One day, I hope the Smithsonian has an exhibit that features the brain of Adam McKay in a jar, because I truly think his grey matter is a national treasure.

He has a relatively short filmography as a director, and each of his four feature films seems to me to be a further exploration of certain types of characters and conversations.  "Anchorman," "Talladega Nights," "Step Brothers," and now "The Other Guys"... McKay is drawn to characters living these outsized lives, turned to their very own radios.  He's explored the psyche of the wildly successful jackass in his first two films, and with "Step Brothers," he examined the permanently arrested jackass.  One would expect, then that "The Other Guys" is just a new variation on the same thing, giving the jackass a gun this time.  But since one of the first things the movie does is take away one character's gun, even that isn't quite what you're going to get.  Just when you think he's going to zig, McKay just made a major zag.

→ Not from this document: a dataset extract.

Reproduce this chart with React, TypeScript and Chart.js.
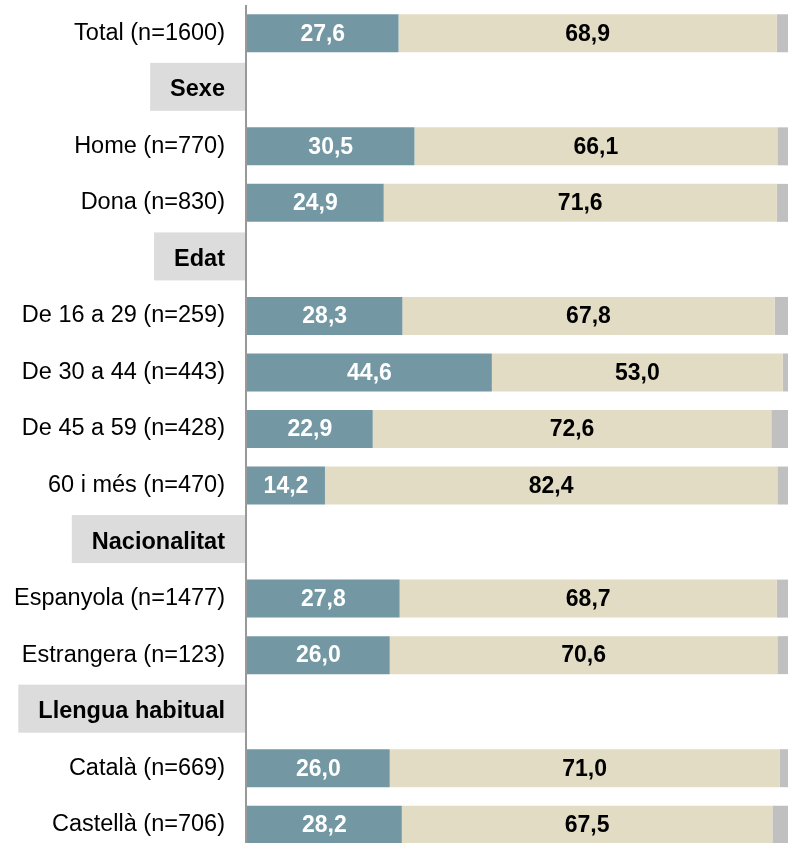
import React, { useEffect, useRef } from "react";
import { Chart, registerables } from "chart.js";

Chart.register(...registerables);

const categories = [
  "Total (n=1600)",
  "Sexe",
  "Home (n=770)",
  "Dona (n=830)",
  "Edat",
  "De 16 a 29 (n=259)",
  "De 30 a 44 (n=443)",
  "De 45 a 59 (n=428)",
  "60 i més (n=470)",
  "Nacionalitat",
  "Espanyola (n=1477)",
  "Estrangera (n=123)",
  "Llengua habitual",
  "Català (n=669)",
  "Castellà (n=706)",
];

const headerRows = [1, 4, 9, 12];

const seriesA = [27.6, null, 30.5, 24.9, null, 28.3, 44.6, 22.9, 14.2, null, 27.8, 26.0, null, 26.0, 28.2];
const seriesB = [68.9, null, 66.1, 71.6, null, 67.8, 53.0, 72.6, 82.4, null, 68.7, 70.6, null, 71.0, 67.5];
const seriesC = [3.5, null, 3.4, 3.5, null, 3.9, 2.4, 4.5, 3.4, null, 3.5, 3.4, null, 3.0, 4.3];

const FONT = "'Liberation Sans', Arial, Helvetica, sans-serif";
const COLOR_A = "#7498a3";
const COLOR_B = "#e2dcc5";
const COLOR_C = "#c0c0c0";
const HEADER_BG = "#dcdcdc";
const LABEL_SIZE = 23.5;
const VALUE_SIZE = 23;

const fmt = (v: number) => v.toFixed(1).replace(".", ",");

const decorPlugin = {
  id: "decor",
  beforeDraw(chart: any) {
    const ctx = chart.ctx;
    const yScale = chart.scales.y;
    const left = chart.chartArea.left;
    ctx.save();
    ctx.font = `bold ${LABEL_SIZE}px ${FONT}`;
    headerRows.forEach((i) => {
      const y = yScale.getPixelForValue(i);
      const w = ctx.measureText(categories[i]).width;
      const textRight = left - 22;
      const boxLeft = textRight - w - 20;
      ctx.fillStyle = HEADER_BG;
      ctx.fillRect(boxLeft, y - 27, left - 1 - boxLeft, 48);
    });
    ctx.restore();
  },
  beforeDatasetsDraw(chart: any) {
    const ctx = chart.ctx;
    const { left, top, bottom } = chart.chartArea;
    ctx.save();
    ctx.strokeStyle = "#999999";
    ctx.lineWidth = 2;
    ctx.beginPath();
    ctx.moveTo(left - 1, top);
    ctx.lineTo(left - 1, bottom);
    ctx.stroke();
    ctx.restore();
  },
  afterDatasetsDraw(chart: any) {
    const ctx = chart.ctx;
    ctx.save();
    ctx.font = `bold ${VALUE_SIZE}px ${FONT}`;
    ctx.textAlign = "center";
    ctx.textBaseline = "middle";
    [0, 1].forEach((di) => {
      const meta = chart.getDatasetMeta(di);
      const data = chart.data.datasets[di].data;
      meta.data.forEach((bar: any, idx: number) => {
        const v = data[idx];
        if (v === null || v === undefined) return;
        const cx = (bar.x + bar.base) / 2;
        ctx.fillStyle = di === 0 ? "#ffffff" : "#000000";
        ctx.fillText(fmt(v), cx, bar.y + 1);
      });
    });
    ctx.restore();
  },
};

export default function App() {
  const ref = useRef<HTMLCanvasElement | null>(null);

  useEffect(() => {
    if (!ref.current) return;
    const chart = new Chart(ref.current, {
      type: "bar",
      data: {
        labels: categories,
        datasets: [
          { label: "A", data: seriesA, backgroundColor: COLOR_A, barPercentage: 0.672, categoryPercentage: 1 },
          { label: "B", data: seriesB, backgroundColor: COLOR_B, barPercentage: 0.672, categoryPercentage: 1 },
          { label: "C", data: seriesC, backgroundColor: COLOR_C, barPercentage: 0.672, categoryPercentage: 1 },
        ],
      },
      options: {
        indexAxis: "y",
        responsive: false,
        animation: false,
        events: [],
        layout: { padding: { top: 5, right: 0, bottom: 0, left: 0 } },
        plugins: {
          legend: { display: false },
          tooltip: { enabled: false },
        },
        scales: {
          x: {
            stacked: true,
            display: false,
            min: 0,
            max: 100,
          },
          y: {
            stacked: true,
            afterFit: (scale: any) => {
              scale.width = 247;
              scale.paddingTop = 0;
              scale.paddingBottom = 0;
            },
            grid: { display: false, drawTicks: false },
            border: { display: false },
            ticks: {
              autoSkip: false,
              padding: 22,
              color: "#000000",
              font: (ctx: any) => ({
                family: FONT,
                size: LABEL_SIZE,
                weight: headerRows.includes(ctx.index) ? "bold" : "normal",
              }),
            },
          },
        },
      },
      plugins: [decorPlugin],
    });
    return () => chart.destroy();
  }, []);

  return (
    <div style={{ position: "fixed", left: 0, top: 0, width: 796, height: 853, background: "#ffffff" }}>
      <canvas ref={ref} width={796} height={853} style={{ display: "block", width: 796, height: 853 }} />
    </div>
  );
}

Allen (Will Ferrell) and Terry (Mark Wahlberg) are neither wildly successful nor complete failures.  They're not bumblers or idiots... they just have that tunnel vision that is so particular to McKay's characters.  They're not mismatched partners in the typical cop movie sense, in that they're not compliments to each others strengths, they're not wisecracking-and-tough-guy... it's just not that easy.  They have a captain, but he's not constantly yelling at them and chewing them out.  "The Other Guys" seems to be determined to avoid cop movie cliches simply by being true to the quiet insanity of the two main characters and the world around them.

This is pretty much the comic opposite of Kevin Smith's "Cop Out," which embraced those cliches to depressingly familiar effect.  Every time you think you know where the film is heading, McKay and his co-writer Chris Henchy throw some crazy left-turn, leading to that uncommon sort of comedy that is just as funny in act three as it is in act one, where plot never gets in the way of the laughs.  McKay's characters are just as weird and extreme at the end of the film as they are at the start, if not more so.

Allen and Terry are invisible men, and the film isn't really about them solving a big case so much as it's about them trying to find their voices, some way to stop being invisible.  Allen is a fascinating riff on the typical Ferrell character.  He's fairly buttoned-down at the start of the film, and McKay spends the rest of the film peeling back that staid surface to reveal more and more of Allen's inner freak.  Terry, who would be the tough guy partner in most versions of this film, is far stranger than that, and I love the realizations that hit him over the course of the movie.  Eva Mendes, who plays Allen's wife Dr. Shiela, doesn't even disguise her inner freak, playing full-on mad from the moment she appears.  Ferrell, Wahlberg, and Mendes attack the material like hungry people at a buffet, relishing every single bit of crazy they're asked to play.

The supporting cast is just as good.  Dwayne Johnson and Samuel L. Jackson play the stereotypical super cops who Allen and Terry idolize, and they feel like they've stepped in from another much dumber movie, which is absolutely pitch perfect.  Rob Riggle and Damon Wayans Jr. play a rival pair of detectives in the precinct, and just like Allen and Terry, they're determined to step up and be the main guys when Johnson and Jackson are put out of commission.  And most delightfully, Michael Keaton plays Captain Gene Mauch, Terry and Allen's supervisor, and between his moonlighting at Bed Bath & Beyond and his fondness for TLC lyrics, he's really not any police captain I've seen in one of these films before.  It's been a great year for Keaton, between this and "Toy Story 3," a real reminder of just how laser-sharp his timing is, and how great he can be at bringing a character to life.  Steve Coogan has the most thankless job in the film, and he manages to make his bad guy role, burdened with most of the plot mechanics, into a lovely lesson in smarm.  Even in small roles, guys like Bobby Cannavale and Rob Huebel come in and kill it.

And keep an eye out for McKay's cameo.  Carefully, or you might end up in a soup kitchen with Dirty Mike and the Boys, and that would be very, very unfortunate.

"The Other Guys" will not teach you anything.  It will not better you as a human being.  What it will do is make you laugh very, very hard for just shy of two hours, which is exactly what I wanted from it.  By that standard, "The Other Guys" is one of the best films of the summer.

"The Other Guys" opens everywhere August 6.